Dovremmo lavorare per soddisfare i bisogni primari, e spendere il nostro preziosissimo tempo per migliorarci e migliorare le relazioni umane. Invece lavoriamo per comprare cose che ci fanno risparmiare tempo per poter guardare la televisione che ci invita a comprare cose che ci fanno risparmiare tempo. Ma perché risparmiamo il tempo, se poi non sappiamo che farcene?

Ripenso spesso alla vita durissima dei miei nonni (come dei nonni di chiunque), che era, fuori di ogni retorica, fatta di fame, di lavoro, di fatica, di poche soddisfazioni.

Eppure si lavorava con altro metodo. Era una società che contemplava pacificamente i pigri e gli svogliati o gli accattoni. Era una società in cui si lavorava duramente, ma senza orologio, e, almeno fino all’avvento dell’etica industriale, senza concetto di produttività o rendita. Il lavoro era identificato con la vita stessa (in dialetto fatica si dice vitta ) e i giorni di festa erano frequenti, dai santi del luogo, alle feste dei vicini, alle sospensioni rituali di un certo lavoro.
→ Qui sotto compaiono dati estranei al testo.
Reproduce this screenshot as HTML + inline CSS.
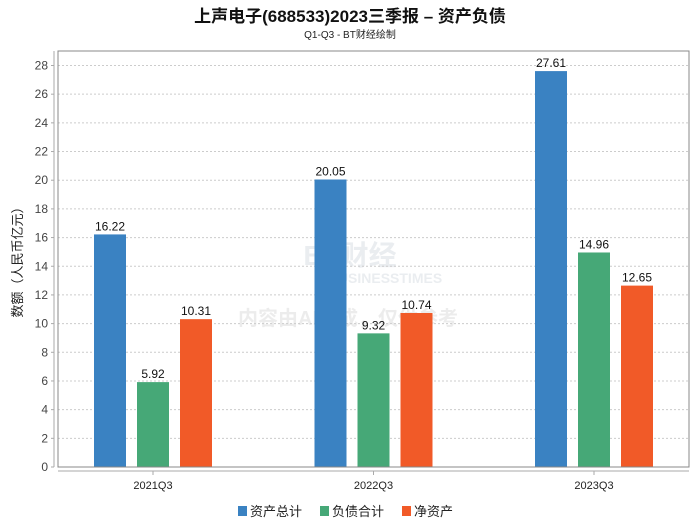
<!DOCTYPE html>
<html><head><meta charset="utf-8"><style>
body{margin:0;background:#fff;font-family:"Liberation Sans","Noto Sans CJK SC",sans-serif;}
svg text{font-family:"Liberation Sans","Noto Sans CJK SC",sans-serif;}
</style></head><body>
<svg id="chart" width="700" height="524" xmlns="http://www.w3.org/2000/svg">
<text x="350" y="22" text-anchor="middle" font-size="17" font-weight="bold" fill="#111">上声电子(688533)2023三季报 – 资产负债</text>
<text x="350" y="38" text-anchor="middle" font-size="10" fill="#222">Q1-Q3 - BT财经绘制</text>
<text x="22" y="259" text-anchor="middle" font-size="13" fill="#222" transform="rotate(-90 22 259)">数额（人民币亿元）</text>
<g id="wm" opacity="0.15">
<text x="350" y="265" text-anchor="middle" font-size="28" font-weight="bold" fill="#7a8aa0">BT财经</text>
<text x="385" y="283" text-anchor="middle" font-size="14" font-weight="bold" fill="#7a8aa0">BUSINESSTIMES</text>
<text x="348" y="325" text-anchor="middle" font-size="20" font-weight="bold" fill="#888">内容由AI生成，仅供参考</text>
</g>
<g id="grid"></g><g id="bars"></g><g id="axes"></g>
<g>
<rect x="238" y="506" width="9" height="10" fill="#3a82c2"/><text x="250" y="516" font-size="13" fill="#222">资产总计</text>
<rect x="320" y="506" width="9" height="10" fill="#46a877"/><text x="332" y="516" font-size="13" fill="#222">负债合计</text>
<rect x="402" y="506" width="9" height="10" fill="#f15a28"/><text x="414" y="516" font-size="13" fill="#222">净资产</text>
</g>
</svg>
<script>
const categories=["2021Q3","2022Q3","2023Q3"];
const seriesNames=["资产总计","负债合计","净资产"];
const totalAssets=[16.22,20.05,27.61];
const totalLiabilities=[5.92,9.32,14.96];
const netAssets=[10.31,10.74,12.65];
const yTicks=[0,2,4,6,8,10,12,14,16,18,20,22,24,26,28];
const colors=["#3a82c2","#46a877","#f15a28"];
const NS="http://www.w3.org/2000/svg";
const L=58,R=689,T=51,B=467,ymax=28;
const y=v=>B-(v/ymax)*(B-65.5);
const gw=220.5;
const xc=i=>153+gw*i;
function mk(t,a,p){const e=document.createElementNS(NS,t);for(const k in a)e.setAttribute(k,a[k]);p.appendChild(e);return e;}
const grid=document.getElementById('grid'),bars=document.getElementById('bars'),axes=document.getElementById('axes');
yTicks.forEach(v=>{
  if(v>0){const g=mk('line',{x1:L,x2:R,y1:y(v),y2:y(v),stroke:'#ccc','stroke-dasharray':'2,2'},grid);
  
  }
  const t=mk('text',{x:48,y:y(v)+4,'text-anchor':'end','font-size':12,fill:'#444'},axes);t.textContent=v;
  
  
  mk('line',{x1:51,x2:54,y1:y(v),y2:y(v),stroke:'#aaa'},axes);
});
mk('rect',{x:L,y:T,width:R-L,height:B-T,fill:'none',stroke:'#888'},axes);
mk('line',{x1:54,x2:54,y1:T,y2:B,stroke:'#aaa'},axes);
mk('line',{x1:L,x2:R,y1:471,y2:471,stroke:'#aaa'},axes);
const series=[totalAssets,totalLiabilities,netAssets];
categories.forEach((c,i)=>{
  mk('line',{x1:xc(i),x2:xc(i),y1:471,y2:475,stroke:'#aaa'},axes);
  const t=mk('text',{x:xc(i),y:489,'text-anchor':'middle','font-size':11,fill:'#222'},axes);t.textContent=c;
  
  
  series.forEach((s,j)=>{
    const cx=xc(i)+(j-1)*43;
    const r=mk('rect',{x:cx-16,y:y(s[i]),width:32,height:B-y(s[i]),fill:colors[j]},bars);
    
    
    const l=mk('text',{x:cx,y:y(s[i])-4,'text-anchor':'middle','font-size':12,fill:'#111'},bars);l.textContent=s[i].toFixed(2);
    
    
  });
});
</script>
</body></html>
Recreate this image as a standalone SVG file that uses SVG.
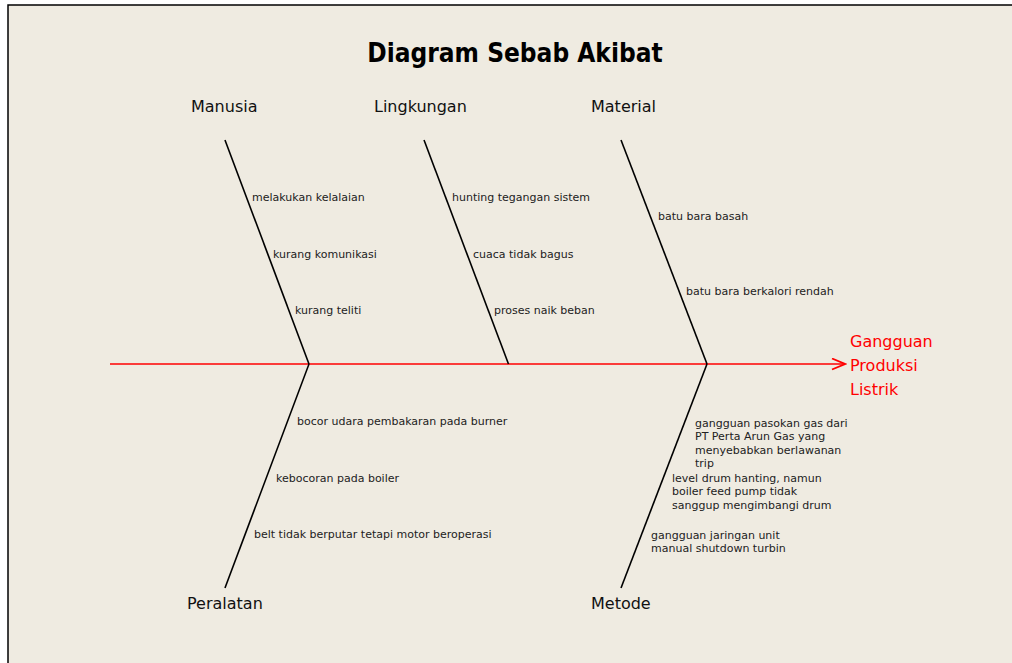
<svg xmlns="http://www.w3.org/2000/svg" width="1012" height="663" viewBox="0 0 1012 663">
  <style>
    .cat { font-family: "DejaVu Sans", Verdana, sans-serif; font-size: 16px; fill: #111111; }
    .sub { font-family: "DejaVu Sans", Verdana, sans-serif; font-size: 11px; fill: #222222; }
    .eff { font-family: "DejaVu Sans", Verdana, sans-serif; font-size: 16px; fill: #ff0000; }
    .title { font-family: "DejaVu Sans Condensed", "DejaVu Sans", sans-serif; font-weight: bold; font-size: 26px; fill: #000000; }
    .bone { stroke: #000000; stroke-width: 1.6; fill: none; }
    .spine { stroke: #ff0000; stroke-width: 1.6; fill: none; }
  </style>
  <defs>
    <marker id="arrow" markerWidth="16" markerHeight="14" refX="14" refY="6" orient="auto" markerUnits="userSpaceOnUse">
      <path d="M1,0.5 L14,6 L1,11.5" fill="none" stroke="#ff0000" stroke-width="1.8"/>
    </marker>
  </defs>
  <rect x="0" y="0" width="1012" height="663" fill="#ffffff"/>
  <rect x="8" y="5" width="1010" height="665" fill="#efebe1" stroke="#000000" stroke-width="1.5"/>

  <text class="title" x="515" y="62" text-anchor="middle">Diagram Sebab Akibat</text>

  <g id="connectors">
    <line class="spine" x1="110" y1="364" x2="845" y2="364" marker-end="url(#arrow)"/>
    <line class="bone" x1="225" y1="140" x2="309" y2="364"/>
    <line class="bone" x1="424" y1="140" x2="508.5" y2="364"/>
    <line class="bone" x1="621" y1="140" x2="707" y2="364"/>
    <line class="bone" x1="309" y1="364" x2="225" y2="588"/>
    <line class="bone" x1="707" y1="364" x2="621" y2="588"/>
  </g>

  <g id="manusia">
    <text class="cat" x="191" y="112">Manusia</text>
    <text class="sub" x="252" y="201">melakukan kelalaian</text>
    <text class="sub" x="273" y="258">kurang komunikasi</text>
    <text class="sub" x="295" y="314">kurang teliti</text>
  </g>

  <g id="lingkungan">
    <text class="cat" x="374" y="112">Lingkungan</text>
    <text class="sub" x="452" y="201">hunting tegangan sistem</text>
    <text class="sub" x="473" y="258">cuaca tidak bagus</text>
    <text class="sub" x="494" y="314">proses naik beban</text>
  </g>

  <g id="material">
    <text class="cat" x="591" y="112">Material</text>
    <text class="sub" x="658" y="220">batu bara basah</text>
    <text class="sub" x="686" y="295">batu bara berkalori rendah</text>
  </g>

  <g id="peralatan">
    <text class="cat" x="187" y="609">Peralatan</text>
    <text class="sub" x="297" y="425">bocor udara pembakaran pada burner</text>
    <text class="sub" x="276" y="482">kebocoran pada boiler</text>
    <text class="sub" x="254" y="538">belt tidak berputar tetapi motor beroperasi</text>
  </g>

  <g id="metode">
    <text class="cat" x="591" y="609">Metode</text>
    <text class="sub" x="695" y="426.5">gangguan pasokan gas dari</text>
    <text class="sub" x="695" y="440">PT Perta Arun Gas yang</text>
    <text class="sub" x="695" y="453.5">menyebabkan berlawanan</text>
    <text class="sub" x="695" y="467">trip</text>
    <text class="sub" x="672" y="481.5">level drum hanting, namun</text>
    <text class="sub" x="672" y="495">boiler feed pump tidak</text>
    <text class="sub" x="672" y="508.5">sanggup mengimbangi drum</text>
    <text class="sub" x="651" y="539">gangguan jaringan unit</text>
    <text class="sub" x="651" y="552">manual shutdown turbin</text>
  </g>

  <g id="effect">
    <text class="eff" x="850" y="347">Gangguan</text>
    <text class="eff" x="850" y="371">Produksi</text>
    <text class="eff" x="850" y="395">Listrik</text>
  </g>
</svg>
Ancora più lontano nel tempo, qualcuno aveva pensato di suddividere il periodo di lavoro in sette giornate: una di riposo, le altre sei di lavoro. Sei è divisibile per due e per tre, il doppio, dodici, divisibile anche per quattro e per sei. Comodo per distribuire il lavoro. E la domenica è stata resa sacra, inviolabile. Vorrà pur dire qualcosa tutto questo.

Razionalmente abbiamo dissacrato il lavoro e ancor più il riposo. E invece il riposo è sacro, il sonno, l’ozio, il tempo passato in famiglia, o tra le persone care, il tempo passato con noi stessi.

Insomma, per guadagnare di più, non possiamo che lavorare di meno.